The most recent quarter showed a company regaining its footing. Life Sciences revenue grew 4% year-over-year to $139 million, with segment adjusted EBITDA climbing 11% to $31 million. Free cash flow came in at $111 million in Ashland’s seasonally weakest quarter, boosted by a $103 million tax refund from the Nutraceuticals divestiture. Cash on hand stood at $304 million.
CEO Guillermo Novo narrowed FY2026 adjusted EBITDA guidance to $400 million to $420 million and reiterated targets for double-digit-plus adjusted EPS growth. The manufacturing optimization program is expected to deliver roughly $30 million in savings in FY2026 alone from a $90 million total program.
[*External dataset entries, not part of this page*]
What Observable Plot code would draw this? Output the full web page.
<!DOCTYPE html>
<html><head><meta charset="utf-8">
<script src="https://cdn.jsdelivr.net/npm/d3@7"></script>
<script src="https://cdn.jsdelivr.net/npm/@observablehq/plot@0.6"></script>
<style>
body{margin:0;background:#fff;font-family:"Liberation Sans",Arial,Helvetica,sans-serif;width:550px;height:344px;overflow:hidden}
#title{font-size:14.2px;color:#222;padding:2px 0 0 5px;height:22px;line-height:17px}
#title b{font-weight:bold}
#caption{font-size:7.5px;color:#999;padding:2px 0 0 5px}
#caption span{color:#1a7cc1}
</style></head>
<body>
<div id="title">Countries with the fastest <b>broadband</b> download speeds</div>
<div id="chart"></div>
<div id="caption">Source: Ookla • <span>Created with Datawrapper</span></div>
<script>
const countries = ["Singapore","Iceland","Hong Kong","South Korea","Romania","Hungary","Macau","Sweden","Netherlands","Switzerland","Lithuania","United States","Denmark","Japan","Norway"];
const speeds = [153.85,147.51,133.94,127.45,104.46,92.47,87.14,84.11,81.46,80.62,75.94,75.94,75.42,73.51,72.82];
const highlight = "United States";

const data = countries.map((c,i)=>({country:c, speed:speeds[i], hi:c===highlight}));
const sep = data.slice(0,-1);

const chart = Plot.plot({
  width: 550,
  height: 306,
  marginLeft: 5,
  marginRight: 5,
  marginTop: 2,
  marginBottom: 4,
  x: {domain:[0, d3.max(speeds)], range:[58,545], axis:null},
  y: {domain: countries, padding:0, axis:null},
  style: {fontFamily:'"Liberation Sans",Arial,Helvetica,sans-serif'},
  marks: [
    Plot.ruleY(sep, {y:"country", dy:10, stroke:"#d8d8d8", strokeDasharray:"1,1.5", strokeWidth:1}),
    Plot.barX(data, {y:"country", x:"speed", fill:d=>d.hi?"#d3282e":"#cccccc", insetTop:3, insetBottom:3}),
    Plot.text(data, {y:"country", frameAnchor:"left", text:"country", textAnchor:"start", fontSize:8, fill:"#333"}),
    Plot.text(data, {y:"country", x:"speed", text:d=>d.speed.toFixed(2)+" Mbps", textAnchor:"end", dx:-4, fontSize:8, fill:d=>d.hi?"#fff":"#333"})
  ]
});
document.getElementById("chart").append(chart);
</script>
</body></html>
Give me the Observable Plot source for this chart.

Headwinds exist. Specialty Additives revenue fell 11% and a Calvert City facility outage dragged results by roughly $10 million. Asbestos litigation reserves stand at $372 million. The stock has pulled back sharply, trading at $50.98, down 12.53% year-to-date, well below the analyst consensus target of $68. The forward P/E sits at roughly 13x.
The Bottom Line
All three companies are navigating real operational challenges. Townsquare trades at a low valuation with recent insider purchases and a digital segment growing faster than headline revenue suggests. Vestis is showing improving cash flow metrics and management is executing against a stated cost savings plan. Ashland has a strong balance sheet, a growing Life Sciences segment, narrowed guidance, and a forward P/E of roughly 13x. Its consensus analyst price target stands at $68, compared to its current price of $50.98, down 12.53% year-to-date.